Their bassist never stopped moving, their lead guitarist’s mane a dead ringer for Claudio Sanchez in full flight, and the dueling solos hit with the kind of precision impossible to fake. Midway through, the vocalist confessed he’d nearly cancelled the show — some private ailment gnawing at him — but he powered through and left nothing behind. I believed him. I believed all of it. They’ve got the tools and the hunger. When they headline, I’ll be there with both hands on the camera and no distractions.
And then — 311. A band that was huge when I was a teenager but never crossed my radar beyond the hits. I was too busy with thrash metal and adolescent rage to care. But in Columbus, twenty years later, I finally understood what their disciples had been carrying all this time.

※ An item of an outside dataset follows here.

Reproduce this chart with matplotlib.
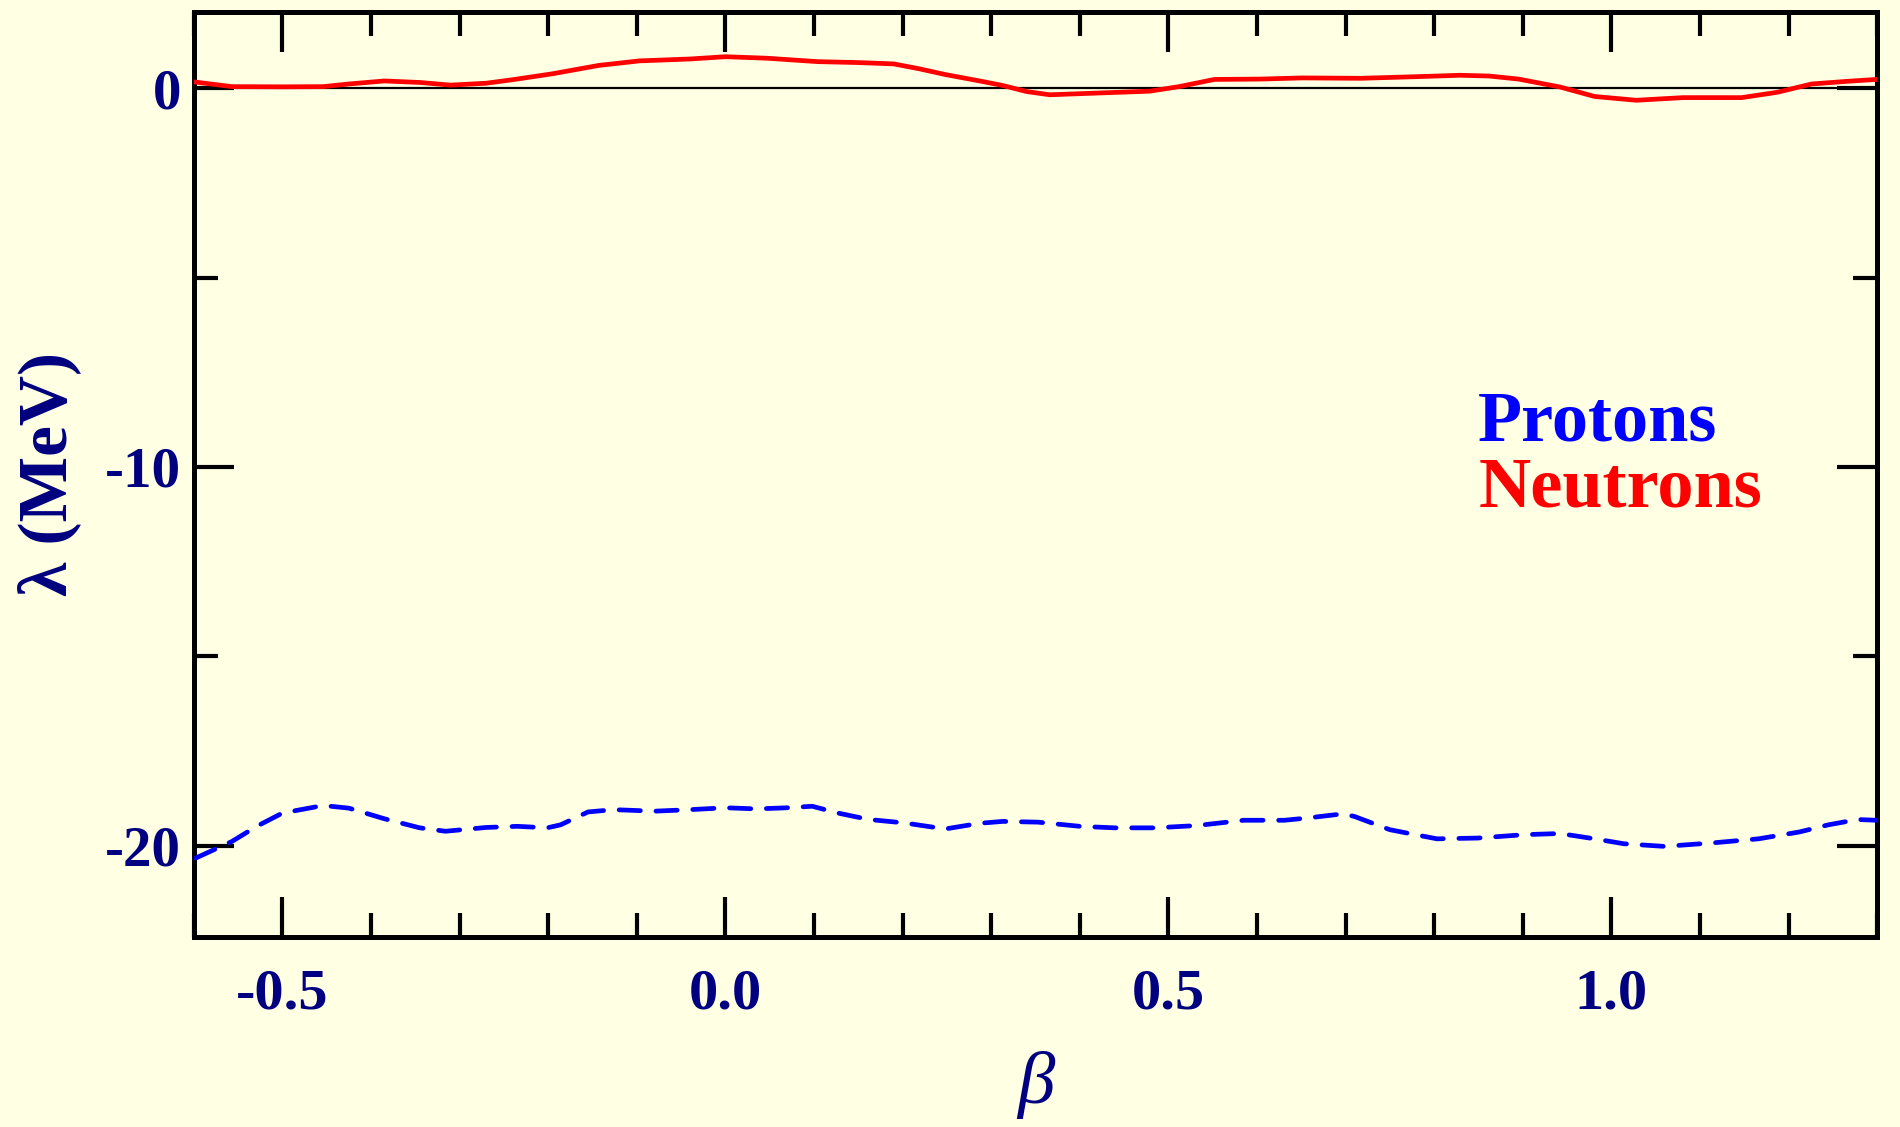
import numpy as np
import matplotlib
matplotlib.use('Agg')
import matplotlib.pyplot as plt
from matplotlib.ticker import MultipleLocator

# neutron Fermi level (solid red)
beta_n = [-0.598, -0.557, -0.5, -0.454, -0.425, -0.385, -0.345, -0.31, -0.27, -0.241,
          -0.195, -0.143, -0.097, -0.04, 0.0, 0.047, 0.104, 0.15, 0.19, 0.219, 0.248,
          0.287, 0.313, 0.34, 0.366, 0.419, 0.479, 0.512, 0.552, 0.604, 0.651, 0.717,
          0.79, 0.829, 0.862, 0.895, 0.942, 0.981, 1.028, 1.081, 1.147, 1.187, 1.226,
          1.266, 1.299]
lam_n = [0.16, 0.04, 0.035, 0.04, 0.11, 0.19, 0.15, 0.08, 0.13, 0.22,
         0.38, 0.60, 0.72, 0.77, 0.83, 0.79, 0.70, 0.675, 0.64, 0.51, 0.36,
         0.19, 0.07, -0.09, -0.175, -0.13, -0.08, 0.04, 0.23, 0.24, 0.27, 0.26,
         0.31, 0.34, 0.32, 0.24, 0.03, -0.22, -0.32, -0.25, -0.25, -0.11, 0.11,
         0.18, 0.23]

# proton Fermi level (dashed blue)
beta_p = [-0.598, -0.557, -0.529, -0.5, -0.454, -0.425, -0.385, -0.345, -0.316, -0.27,
          -0.235, -0.201, -0.186, -0.155, -0.126, -0.08, -0.04, 0.0, 0.035, 0.07,
          0.098, 0.127, 0.162, 0.202, 0.248, 0.287, 0.313, 0.353, 0.4, 0.439,
          0.485, 0.532, 0.585, 0.631, 0.657, 0.697, 0.71, 0.75, 0.803, 0.849,
          0.902, 0.942, 0.981, 1.014, 1.06, 1.113, 1.166, 1.212, 1.245, 1.278, 1.299]
lam_p = [-20.33, -19.89, -19.49, -19.14, -18.94, -19.01, -19.29, -19.53, -19.62, -19.52,
         -19.49, -19.53, -19.45, -19.11, -19.05, -19.09, -19.05, -19.0, -19.03, -19.0,
         -18.96, -19.14, -19.31, -19.40, -19.56, -19.41, -19.36, -19.38, -19.49, -19.53,
         -19.53, -19.47, -19.33, -19.33, -19.27, -19.16, -19.23, -19.58, -19.82, -19.80,
         -19.71, -19.68, -19.82, -19.95, -20.02, -19.93, -19.82, -19.64, -19.45, -19.31, -19.33]

bg = '#ffffe3'
navy = '#000080'
plt.rcParams['font.family'] = ['Liberation Serif', 'DejaVu Serif']

fig = plt.figure(figsize=(19, 11.27), dpi=100, facecolor=bg)
ax = fig.add_axes([0.102, 0.169, 0.886, 0.820], facecolor=bg)

ax.axhline(0, color='black', lw=1.6, zorder=1)
ax.plot(beta_n, lam_n, color='red', lw=3.4, zorder=3)
ax.plot(beta_p, lam_p, color='blue', lw=3.4, dashes=(4.5, 3.3),
        dash_capstyle='round', zorder=3)

ax.set_xlim(-0.6, 1.3)
ax.set_ylim(-22.4, 2.0)

ax.xaxis.set_major_locator(MultipleLocator(0.5))
ax.xaxis.set_minor_locator(MultipleLocator(0.1))
ax.yaxis.set_major_locator(MultipleLocator(10))
ax.yaxis.set_minor_locator(MultipleLocator(5))

ax.tick_params(which='both', direction='in', top=True, right=True, width=3, color='black')
ax.tick_params(which='major', length=29)
ax.tick_params(which='minor', length=17)
ax.tick_params(axis='x', which='major', pad=23, labelsize=42, labelcolor=navy)
ax.tick_params(axis='y', which='major', pad=9, labelsize=41, labelcolor=navy)

for sp in ax.spines.values():
    sp.set_linewidth(3.6)

ax.set_xticklabels([f'{v:.1f}' for v in ax.get_xticks()])
ax.set_yticklabels([f'{int(v)}' for v in ax.get_yticks()])
for lab in ax.get_xticklabels() + ax.get_yticklabels():
    lab.set_fontweight('bold')

fig.text(0.026, 0.579, 'λ (MeV)', rotation=90, ha='center', va='center',
         fontsize=50, fontweight='bold', color=navy)
fig.text(0.545, 0.037, 'β', ha='center', va='center', fontsize=54,
         fontstyle='italic', color=navy)

ax.text(0.763, 0.556, 'Protons', transform=ax.transAxes, color='blue',
        fontsize=52, fontweight='bold', ha='left', va='center')
ax.text(0.763, 0.484, 'Neutrons', transform=ax.transAxes, color='red',
        fontsize=52, fontweight='bold', ha='left', va='center')

fig.savefig('out.png', dpi=100, facecolor=bg)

They hit the stage with “Beautiful Disaster” and from there it went off like dynamite. Twenty-three songs, spanning decades, delivered with the kind of swagger only a band who has survived and thrived for that long can pull off. The crowd — old fans, new converts, diehards in logo t-shirts and wide-eyed first-timers — roared every lyric back like scripture.
I came in skeptical, cold to the myth of 311, but I left baptized. Not by nostalgia, not by preference — but by sheer force. That’s what this job demands sometimes. Not love at first listen, but respect at first impact.